§ **Exercise input**:
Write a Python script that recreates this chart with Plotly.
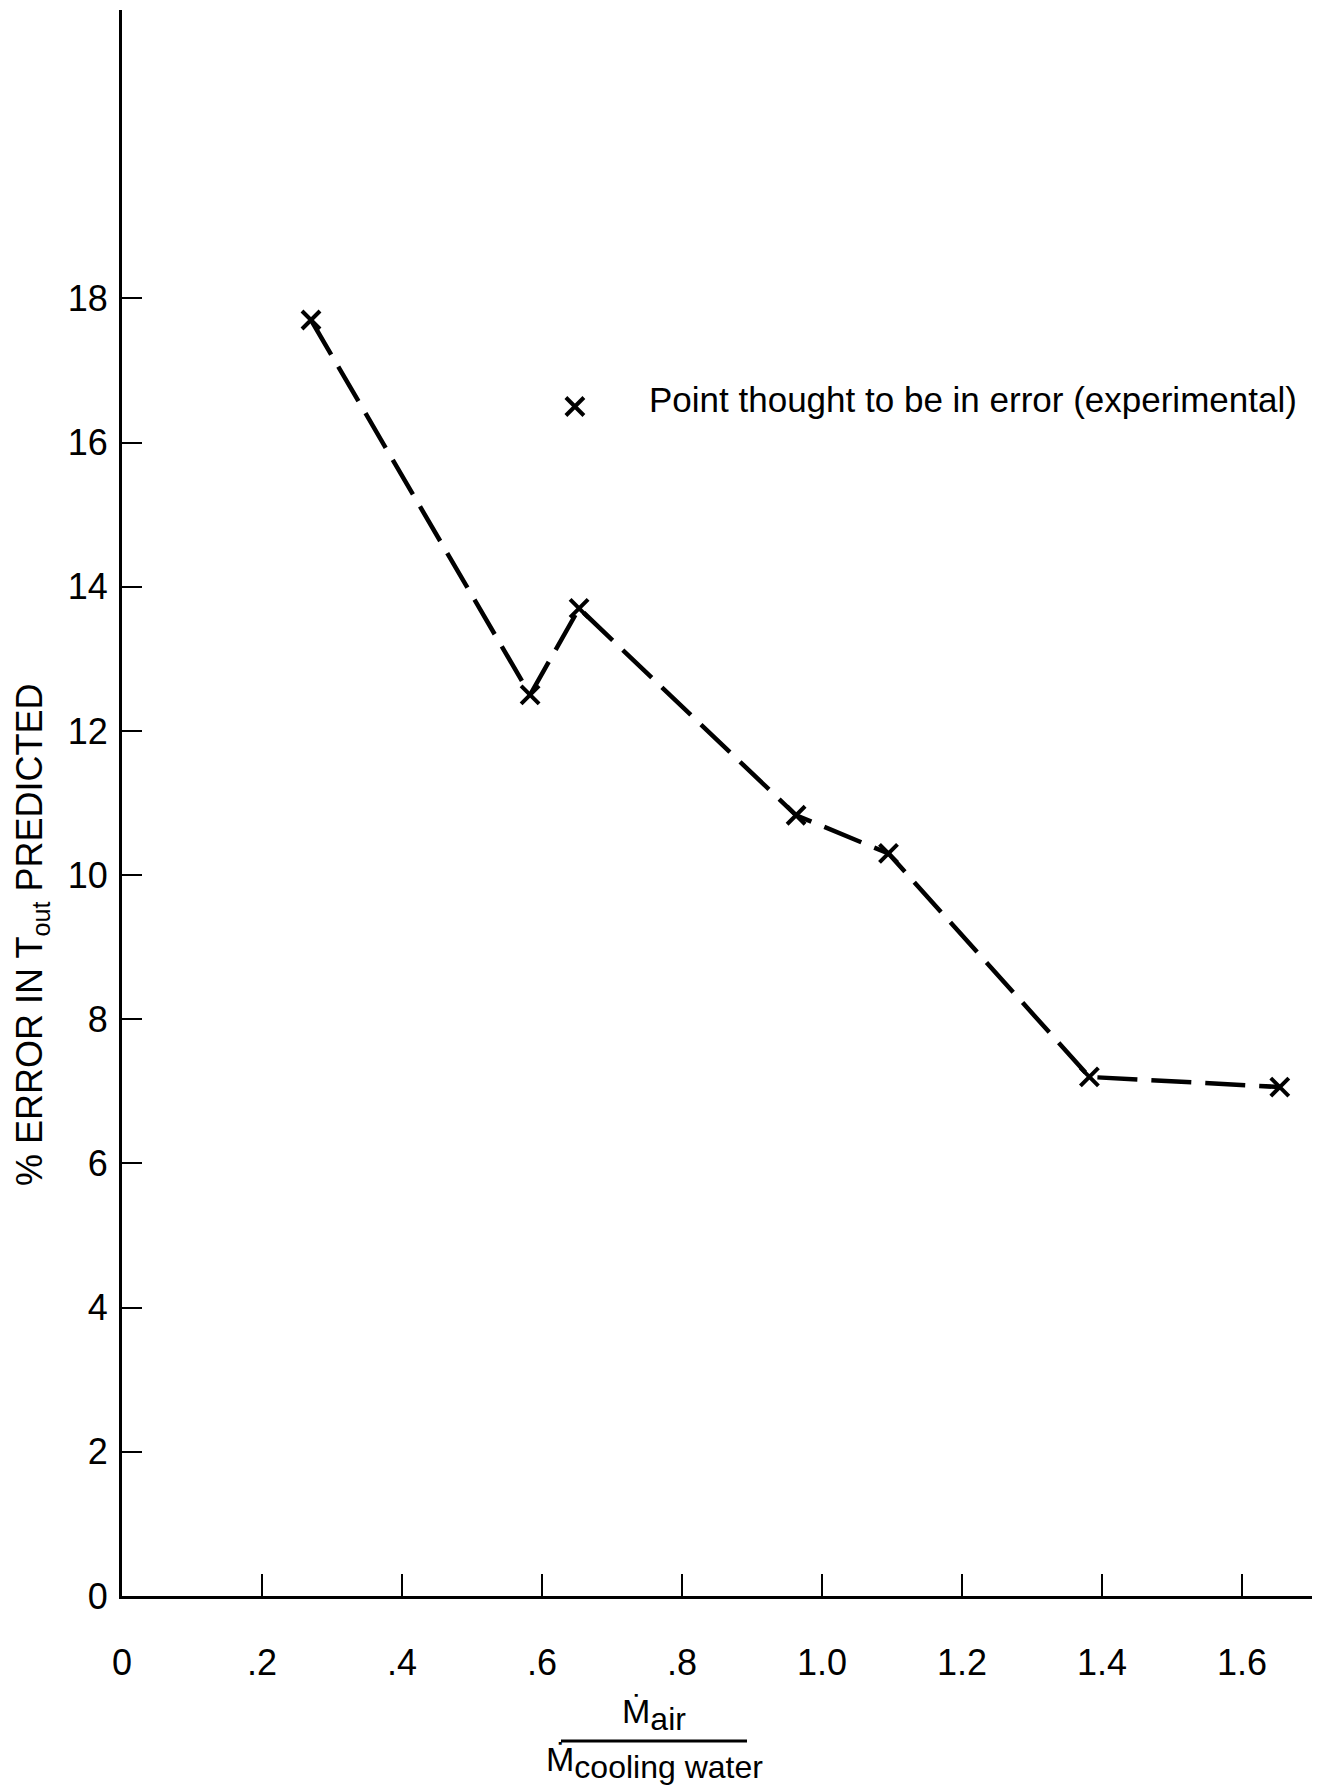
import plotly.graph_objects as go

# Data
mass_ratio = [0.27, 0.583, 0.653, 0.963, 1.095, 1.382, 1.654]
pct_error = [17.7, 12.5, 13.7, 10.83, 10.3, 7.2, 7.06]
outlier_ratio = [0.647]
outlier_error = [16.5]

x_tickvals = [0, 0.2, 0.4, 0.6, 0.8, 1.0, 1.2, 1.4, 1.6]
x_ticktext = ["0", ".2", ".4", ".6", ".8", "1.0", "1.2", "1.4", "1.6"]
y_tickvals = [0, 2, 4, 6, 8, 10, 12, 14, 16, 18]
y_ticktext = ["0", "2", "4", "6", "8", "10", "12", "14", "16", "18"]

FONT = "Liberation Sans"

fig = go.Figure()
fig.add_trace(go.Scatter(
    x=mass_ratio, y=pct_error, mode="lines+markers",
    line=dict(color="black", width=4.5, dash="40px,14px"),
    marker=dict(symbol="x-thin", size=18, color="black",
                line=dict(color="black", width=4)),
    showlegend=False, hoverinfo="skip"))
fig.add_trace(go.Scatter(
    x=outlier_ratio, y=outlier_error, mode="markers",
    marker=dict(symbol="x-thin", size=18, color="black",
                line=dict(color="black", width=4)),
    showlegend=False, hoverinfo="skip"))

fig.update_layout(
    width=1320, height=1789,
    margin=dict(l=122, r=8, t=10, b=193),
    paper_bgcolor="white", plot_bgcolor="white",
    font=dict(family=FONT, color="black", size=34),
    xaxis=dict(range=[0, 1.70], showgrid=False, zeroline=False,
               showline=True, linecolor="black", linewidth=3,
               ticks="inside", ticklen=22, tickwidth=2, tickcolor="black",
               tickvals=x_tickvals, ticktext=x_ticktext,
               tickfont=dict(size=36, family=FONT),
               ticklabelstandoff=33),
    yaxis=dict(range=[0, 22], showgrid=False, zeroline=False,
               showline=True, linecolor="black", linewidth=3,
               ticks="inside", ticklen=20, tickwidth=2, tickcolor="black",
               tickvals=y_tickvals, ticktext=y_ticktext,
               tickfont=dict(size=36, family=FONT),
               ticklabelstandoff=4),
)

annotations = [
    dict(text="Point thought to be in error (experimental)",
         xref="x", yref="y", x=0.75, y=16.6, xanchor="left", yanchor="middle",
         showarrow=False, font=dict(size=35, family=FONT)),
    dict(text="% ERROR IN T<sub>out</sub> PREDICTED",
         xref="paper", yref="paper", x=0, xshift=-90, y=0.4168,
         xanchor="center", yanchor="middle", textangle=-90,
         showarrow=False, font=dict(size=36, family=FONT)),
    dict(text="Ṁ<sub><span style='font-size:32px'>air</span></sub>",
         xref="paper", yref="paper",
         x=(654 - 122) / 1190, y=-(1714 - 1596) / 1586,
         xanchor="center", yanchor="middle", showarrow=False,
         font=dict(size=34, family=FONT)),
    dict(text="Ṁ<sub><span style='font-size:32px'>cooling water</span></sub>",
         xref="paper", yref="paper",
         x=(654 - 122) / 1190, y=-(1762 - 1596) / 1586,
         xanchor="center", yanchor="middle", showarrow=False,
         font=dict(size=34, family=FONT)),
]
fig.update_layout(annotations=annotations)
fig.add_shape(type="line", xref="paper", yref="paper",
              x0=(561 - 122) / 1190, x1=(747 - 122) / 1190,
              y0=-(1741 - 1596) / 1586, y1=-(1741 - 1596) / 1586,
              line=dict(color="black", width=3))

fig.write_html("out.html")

--

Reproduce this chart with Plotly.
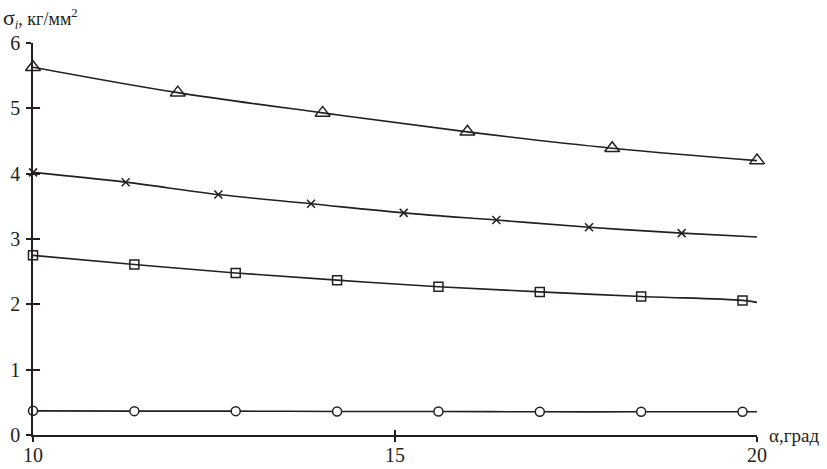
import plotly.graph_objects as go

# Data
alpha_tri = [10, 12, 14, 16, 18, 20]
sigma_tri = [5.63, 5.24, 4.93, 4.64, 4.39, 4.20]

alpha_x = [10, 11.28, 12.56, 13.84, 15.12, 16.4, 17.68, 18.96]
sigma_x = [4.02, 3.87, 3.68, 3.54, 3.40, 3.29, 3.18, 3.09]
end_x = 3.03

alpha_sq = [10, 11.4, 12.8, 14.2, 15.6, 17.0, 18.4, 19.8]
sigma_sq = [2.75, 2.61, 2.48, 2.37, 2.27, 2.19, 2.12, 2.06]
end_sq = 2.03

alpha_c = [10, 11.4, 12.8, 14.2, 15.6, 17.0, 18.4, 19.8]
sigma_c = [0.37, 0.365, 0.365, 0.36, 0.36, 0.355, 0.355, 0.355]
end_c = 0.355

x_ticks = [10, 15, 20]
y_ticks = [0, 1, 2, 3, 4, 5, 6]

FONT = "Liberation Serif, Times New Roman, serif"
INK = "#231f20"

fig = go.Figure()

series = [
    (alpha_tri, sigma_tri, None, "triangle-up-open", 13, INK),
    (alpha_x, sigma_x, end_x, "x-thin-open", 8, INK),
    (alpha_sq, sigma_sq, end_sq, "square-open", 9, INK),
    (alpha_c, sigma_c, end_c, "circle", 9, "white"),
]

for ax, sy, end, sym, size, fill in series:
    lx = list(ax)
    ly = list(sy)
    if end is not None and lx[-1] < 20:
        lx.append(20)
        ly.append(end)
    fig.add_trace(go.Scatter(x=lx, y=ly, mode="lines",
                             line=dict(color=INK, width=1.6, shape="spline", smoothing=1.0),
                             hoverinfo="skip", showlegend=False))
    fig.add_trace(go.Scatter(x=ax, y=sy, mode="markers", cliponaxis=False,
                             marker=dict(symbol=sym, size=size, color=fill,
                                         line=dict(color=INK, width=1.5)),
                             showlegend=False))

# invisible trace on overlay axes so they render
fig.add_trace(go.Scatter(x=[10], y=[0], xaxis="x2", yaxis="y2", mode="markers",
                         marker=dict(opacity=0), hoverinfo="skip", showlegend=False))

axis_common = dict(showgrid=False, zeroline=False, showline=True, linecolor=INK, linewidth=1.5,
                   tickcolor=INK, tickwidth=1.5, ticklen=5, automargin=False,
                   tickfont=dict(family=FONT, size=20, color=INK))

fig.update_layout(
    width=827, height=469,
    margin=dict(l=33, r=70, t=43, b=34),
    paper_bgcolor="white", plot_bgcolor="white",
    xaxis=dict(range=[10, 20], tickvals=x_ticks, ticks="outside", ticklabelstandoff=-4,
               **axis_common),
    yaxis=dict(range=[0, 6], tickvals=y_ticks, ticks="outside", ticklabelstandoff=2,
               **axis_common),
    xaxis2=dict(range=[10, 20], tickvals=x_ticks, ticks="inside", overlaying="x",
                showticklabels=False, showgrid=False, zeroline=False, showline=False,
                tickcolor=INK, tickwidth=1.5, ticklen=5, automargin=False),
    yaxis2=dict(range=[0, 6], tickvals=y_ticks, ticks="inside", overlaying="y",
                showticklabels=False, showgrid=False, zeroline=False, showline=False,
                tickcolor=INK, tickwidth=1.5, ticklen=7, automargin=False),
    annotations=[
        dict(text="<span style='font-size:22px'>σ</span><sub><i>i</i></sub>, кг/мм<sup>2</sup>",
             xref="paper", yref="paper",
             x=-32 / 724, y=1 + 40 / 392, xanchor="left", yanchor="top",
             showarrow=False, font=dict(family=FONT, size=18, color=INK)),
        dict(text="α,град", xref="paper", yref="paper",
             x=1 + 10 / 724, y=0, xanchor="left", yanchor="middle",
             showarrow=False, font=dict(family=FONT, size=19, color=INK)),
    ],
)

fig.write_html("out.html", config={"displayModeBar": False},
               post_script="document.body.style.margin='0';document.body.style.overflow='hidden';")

§ **Given problem**:
Pull out only the lines from the one with "Write a Python" up to and including the one with "outlier_error = [16.5]", and drop any pictures along the way.

§ **Exercise solution**:
Write a Python script that recreates this chart with Plotly.
import plotly.graph_objects as go

# Data
mass_ratio = [0.27, 0.583, 0.653, 0.963, 1.095, 1.382, 1.654]
pct_error = [17.7, 12.5, 13.7, 10.83, 10.3, 7.2, 7.06]
outlier_ratio = [0.647]
outlier_error = [16.5]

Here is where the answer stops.